§ **MATERIAL**:
>> Start
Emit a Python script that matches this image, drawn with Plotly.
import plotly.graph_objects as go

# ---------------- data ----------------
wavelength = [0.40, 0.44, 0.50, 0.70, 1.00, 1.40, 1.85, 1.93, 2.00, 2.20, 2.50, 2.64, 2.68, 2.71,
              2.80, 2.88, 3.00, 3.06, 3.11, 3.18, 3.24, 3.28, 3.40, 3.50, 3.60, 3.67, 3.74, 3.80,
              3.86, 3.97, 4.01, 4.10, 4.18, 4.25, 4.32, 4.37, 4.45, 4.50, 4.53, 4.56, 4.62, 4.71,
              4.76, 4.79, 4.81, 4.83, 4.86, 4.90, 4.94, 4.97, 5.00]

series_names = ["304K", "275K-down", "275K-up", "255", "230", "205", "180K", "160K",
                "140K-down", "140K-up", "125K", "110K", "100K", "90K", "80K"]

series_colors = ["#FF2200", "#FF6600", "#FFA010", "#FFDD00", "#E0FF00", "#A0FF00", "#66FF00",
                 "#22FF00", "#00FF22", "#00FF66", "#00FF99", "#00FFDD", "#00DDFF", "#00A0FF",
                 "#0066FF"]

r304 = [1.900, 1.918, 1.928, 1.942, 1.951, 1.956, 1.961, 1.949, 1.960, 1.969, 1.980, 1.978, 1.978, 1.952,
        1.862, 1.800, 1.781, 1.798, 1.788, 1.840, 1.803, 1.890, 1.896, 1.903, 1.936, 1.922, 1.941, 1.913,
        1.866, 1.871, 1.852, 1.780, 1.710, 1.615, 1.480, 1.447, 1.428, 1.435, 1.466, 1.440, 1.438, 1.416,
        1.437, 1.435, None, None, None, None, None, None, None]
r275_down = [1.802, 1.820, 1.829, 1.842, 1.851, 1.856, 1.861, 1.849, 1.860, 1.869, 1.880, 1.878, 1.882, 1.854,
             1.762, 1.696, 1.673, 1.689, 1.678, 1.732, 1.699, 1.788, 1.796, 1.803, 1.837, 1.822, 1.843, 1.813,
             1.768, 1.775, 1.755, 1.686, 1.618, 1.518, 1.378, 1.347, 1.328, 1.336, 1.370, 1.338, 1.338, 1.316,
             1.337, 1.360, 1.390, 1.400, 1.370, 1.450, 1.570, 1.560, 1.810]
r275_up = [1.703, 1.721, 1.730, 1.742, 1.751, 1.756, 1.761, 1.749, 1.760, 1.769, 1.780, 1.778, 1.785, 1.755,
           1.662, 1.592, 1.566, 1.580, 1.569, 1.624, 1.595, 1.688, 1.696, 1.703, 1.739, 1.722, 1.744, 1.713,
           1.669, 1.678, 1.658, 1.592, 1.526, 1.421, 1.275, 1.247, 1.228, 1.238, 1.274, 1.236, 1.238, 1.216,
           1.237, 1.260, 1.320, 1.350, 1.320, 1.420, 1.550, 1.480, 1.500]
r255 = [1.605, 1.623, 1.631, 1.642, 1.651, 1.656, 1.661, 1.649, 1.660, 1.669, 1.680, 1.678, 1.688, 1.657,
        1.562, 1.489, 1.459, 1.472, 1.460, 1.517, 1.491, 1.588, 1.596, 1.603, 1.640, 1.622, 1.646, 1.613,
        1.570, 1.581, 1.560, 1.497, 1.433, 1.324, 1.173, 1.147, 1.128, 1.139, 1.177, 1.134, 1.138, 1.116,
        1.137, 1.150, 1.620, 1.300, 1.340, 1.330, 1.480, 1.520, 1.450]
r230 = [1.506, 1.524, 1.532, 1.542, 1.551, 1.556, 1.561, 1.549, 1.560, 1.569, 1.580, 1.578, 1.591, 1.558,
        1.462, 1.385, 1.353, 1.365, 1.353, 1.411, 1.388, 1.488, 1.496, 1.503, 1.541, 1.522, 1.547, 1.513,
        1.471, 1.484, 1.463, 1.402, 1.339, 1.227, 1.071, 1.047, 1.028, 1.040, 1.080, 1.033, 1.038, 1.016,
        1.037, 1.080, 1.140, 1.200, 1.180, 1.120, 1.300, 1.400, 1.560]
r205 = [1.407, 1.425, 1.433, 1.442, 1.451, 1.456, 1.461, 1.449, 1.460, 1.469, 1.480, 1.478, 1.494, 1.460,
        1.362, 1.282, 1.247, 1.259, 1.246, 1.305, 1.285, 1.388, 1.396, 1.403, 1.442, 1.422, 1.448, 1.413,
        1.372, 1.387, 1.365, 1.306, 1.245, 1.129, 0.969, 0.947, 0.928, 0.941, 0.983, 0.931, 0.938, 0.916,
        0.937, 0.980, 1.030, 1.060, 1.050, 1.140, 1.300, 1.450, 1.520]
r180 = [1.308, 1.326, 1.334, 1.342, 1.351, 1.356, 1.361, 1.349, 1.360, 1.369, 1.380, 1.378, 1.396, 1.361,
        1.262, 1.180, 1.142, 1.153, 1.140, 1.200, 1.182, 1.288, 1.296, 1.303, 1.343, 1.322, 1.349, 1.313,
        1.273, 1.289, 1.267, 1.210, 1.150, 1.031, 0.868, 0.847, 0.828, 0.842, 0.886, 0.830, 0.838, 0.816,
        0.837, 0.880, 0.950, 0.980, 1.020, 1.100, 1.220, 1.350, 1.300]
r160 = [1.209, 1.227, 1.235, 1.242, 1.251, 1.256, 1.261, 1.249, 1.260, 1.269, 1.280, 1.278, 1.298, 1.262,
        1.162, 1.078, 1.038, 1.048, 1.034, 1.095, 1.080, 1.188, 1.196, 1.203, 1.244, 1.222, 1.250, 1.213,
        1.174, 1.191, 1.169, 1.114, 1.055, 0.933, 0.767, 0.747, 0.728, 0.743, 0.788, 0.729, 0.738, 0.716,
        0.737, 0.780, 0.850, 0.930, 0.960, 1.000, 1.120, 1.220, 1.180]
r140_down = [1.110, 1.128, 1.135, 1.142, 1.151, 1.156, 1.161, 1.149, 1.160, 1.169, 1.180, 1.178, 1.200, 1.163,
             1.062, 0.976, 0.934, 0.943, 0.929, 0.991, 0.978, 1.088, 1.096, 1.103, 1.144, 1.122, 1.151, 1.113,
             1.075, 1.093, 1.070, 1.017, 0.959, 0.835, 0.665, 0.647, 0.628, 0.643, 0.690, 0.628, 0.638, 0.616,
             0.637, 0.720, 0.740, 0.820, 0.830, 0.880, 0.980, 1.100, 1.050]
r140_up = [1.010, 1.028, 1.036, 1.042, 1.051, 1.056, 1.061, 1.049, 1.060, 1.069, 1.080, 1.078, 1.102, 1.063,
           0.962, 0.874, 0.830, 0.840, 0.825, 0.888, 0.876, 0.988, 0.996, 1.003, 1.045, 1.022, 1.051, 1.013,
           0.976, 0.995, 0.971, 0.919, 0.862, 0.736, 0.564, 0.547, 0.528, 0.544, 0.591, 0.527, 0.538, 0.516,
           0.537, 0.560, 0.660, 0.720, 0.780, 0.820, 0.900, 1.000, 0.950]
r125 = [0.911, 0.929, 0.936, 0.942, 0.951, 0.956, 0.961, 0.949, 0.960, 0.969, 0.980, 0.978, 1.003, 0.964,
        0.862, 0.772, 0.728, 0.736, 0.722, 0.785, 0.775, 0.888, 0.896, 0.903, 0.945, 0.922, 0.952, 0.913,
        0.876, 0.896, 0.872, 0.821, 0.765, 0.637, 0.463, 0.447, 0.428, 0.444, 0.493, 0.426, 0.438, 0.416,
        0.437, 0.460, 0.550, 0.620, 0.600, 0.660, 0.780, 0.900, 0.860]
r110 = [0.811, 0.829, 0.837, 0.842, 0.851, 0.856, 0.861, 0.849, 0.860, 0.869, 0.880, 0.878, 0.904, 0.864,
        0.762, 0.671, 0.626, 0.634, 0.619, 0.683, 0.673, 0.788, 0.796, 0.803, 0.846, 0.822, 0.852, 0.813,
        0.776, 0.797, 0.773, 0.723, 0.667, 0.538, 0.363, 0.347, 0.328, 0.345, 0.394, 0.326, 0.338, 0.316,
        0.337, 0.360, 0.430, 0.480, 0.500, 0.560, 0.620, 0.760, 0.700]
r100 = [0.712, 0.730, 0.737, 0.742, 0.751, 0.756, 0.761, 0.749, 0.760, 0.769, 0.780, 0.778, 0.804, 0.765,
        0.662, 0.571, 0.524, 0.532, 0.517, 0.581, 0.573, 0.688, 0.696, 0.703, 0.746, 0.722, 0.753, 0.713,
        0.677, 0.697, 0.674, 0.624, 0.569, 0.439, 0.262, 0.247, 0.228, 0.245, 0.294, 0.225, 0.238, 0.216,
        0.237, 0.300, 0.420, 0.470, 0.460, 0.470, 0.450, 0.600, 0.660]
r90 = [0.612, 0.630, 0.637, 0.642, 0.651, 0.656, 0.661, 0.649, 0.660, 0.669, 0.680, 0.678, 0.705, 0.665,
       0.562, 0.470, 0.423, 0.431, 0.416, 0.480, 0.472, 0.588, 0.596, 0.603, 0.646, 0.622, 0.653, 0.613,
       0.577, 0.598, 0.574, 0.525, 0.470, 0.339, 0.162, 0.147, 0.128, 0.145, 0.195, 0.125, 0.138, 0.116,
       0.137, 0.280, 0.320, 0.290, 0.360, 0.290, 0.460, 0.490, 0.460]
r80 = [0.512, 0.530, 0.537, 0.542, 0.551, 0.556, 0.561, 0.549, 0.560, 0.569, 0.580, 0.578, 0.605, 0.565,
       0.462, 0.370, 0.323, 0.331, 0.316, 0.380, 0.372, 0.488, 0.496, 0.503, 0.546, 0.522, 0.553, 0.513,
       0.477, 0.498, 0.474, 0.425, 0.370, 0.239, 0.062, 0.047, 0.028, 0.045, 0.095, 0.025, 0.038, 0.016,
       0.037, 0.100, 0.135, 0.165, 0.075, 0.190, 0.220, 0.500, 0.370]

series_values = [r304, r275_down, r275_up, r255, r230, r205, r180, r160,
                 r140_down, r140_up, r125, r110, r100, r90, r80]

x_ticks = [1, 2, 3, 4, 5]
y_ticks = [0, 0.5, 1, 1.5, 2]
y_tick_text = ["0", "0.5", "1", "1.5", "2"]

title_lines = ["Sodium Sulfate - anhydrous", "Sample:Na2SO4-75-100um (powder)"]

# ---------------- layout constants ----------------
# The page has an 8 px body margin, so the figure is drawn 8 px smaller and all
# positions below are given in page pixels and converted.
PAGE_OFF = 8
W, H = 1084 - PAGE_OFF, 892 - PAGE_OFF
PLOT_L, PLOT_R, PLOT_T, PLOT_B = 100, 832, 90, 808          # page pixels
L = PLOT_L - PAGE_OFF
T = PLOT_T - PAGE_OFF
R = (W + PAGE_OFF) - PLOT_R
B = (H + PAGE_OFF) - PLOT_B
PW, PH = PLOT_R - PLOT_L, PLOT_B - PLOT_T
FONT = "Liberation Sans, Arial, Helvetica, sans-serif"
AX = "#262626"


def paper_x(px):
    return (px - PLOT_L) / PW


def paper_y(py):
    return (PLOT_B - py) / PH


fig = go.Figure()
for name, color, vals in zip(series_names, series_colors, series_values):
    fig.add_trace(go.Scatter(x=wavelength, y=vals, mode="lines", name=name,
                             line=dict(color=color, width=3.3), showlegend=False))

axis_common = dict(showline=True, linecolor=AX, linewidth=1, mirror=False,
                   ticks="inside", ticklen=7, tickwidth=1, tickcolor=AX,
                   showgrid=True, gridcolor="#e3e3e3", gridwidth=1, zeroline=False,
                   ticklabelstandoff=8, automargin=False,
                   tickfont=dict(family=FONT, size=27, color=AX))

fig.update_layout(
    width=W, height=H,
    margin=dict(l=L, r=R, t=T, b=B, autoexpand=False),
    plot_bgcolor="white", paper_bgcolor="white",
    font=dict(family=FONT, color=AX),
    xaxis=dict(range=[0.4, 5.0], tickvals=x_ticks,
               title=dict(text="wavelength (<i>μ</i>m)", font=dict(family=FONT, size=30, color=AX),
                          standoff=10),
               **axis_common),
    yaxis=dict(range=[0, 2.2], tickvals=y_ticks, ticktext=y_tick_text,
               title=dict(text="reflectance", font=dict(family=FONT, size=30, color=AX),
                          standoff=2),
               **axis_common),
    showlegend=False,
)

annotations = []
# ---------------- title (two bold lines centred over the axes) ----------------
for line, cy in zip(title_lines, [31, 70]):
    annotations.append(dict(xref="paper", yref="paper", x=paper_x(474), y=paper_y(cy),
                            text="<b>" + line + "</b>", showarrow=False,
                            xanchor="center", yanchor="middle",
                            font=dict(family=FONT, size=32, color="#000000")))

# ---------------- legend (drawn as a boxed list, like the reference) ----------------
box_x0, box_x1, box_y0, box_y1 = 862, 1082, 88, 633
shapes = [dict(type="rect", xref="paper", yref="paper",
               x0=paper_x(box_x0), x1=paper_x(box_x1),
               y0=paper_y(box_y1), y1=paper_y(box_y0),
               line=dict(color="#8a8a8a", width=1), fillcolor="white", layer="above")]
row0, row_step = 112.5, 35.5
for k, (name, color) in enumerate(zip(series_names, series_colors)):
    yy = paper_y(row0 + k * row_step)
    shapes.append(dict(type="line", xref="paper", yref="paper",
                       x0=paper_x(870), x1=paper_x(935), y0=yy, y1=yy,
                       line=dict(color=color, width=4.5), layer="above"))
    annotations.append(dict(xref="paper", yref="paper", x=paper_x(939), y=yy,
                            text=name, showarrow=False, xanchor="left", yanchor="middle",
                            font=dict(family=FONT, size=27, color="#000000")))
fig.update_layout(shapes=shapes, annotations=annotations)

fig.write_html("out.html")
>> End
§ **YOUR TASK**:
Using the data above, restate word for word the lines from its opening line through the line that contains "import plotly.graph_objects as go", and no more.

§ **TASK ANSWER**:
Emit a Python script that matches this image, drawn with Plotly.
import plotly.graph_objects as go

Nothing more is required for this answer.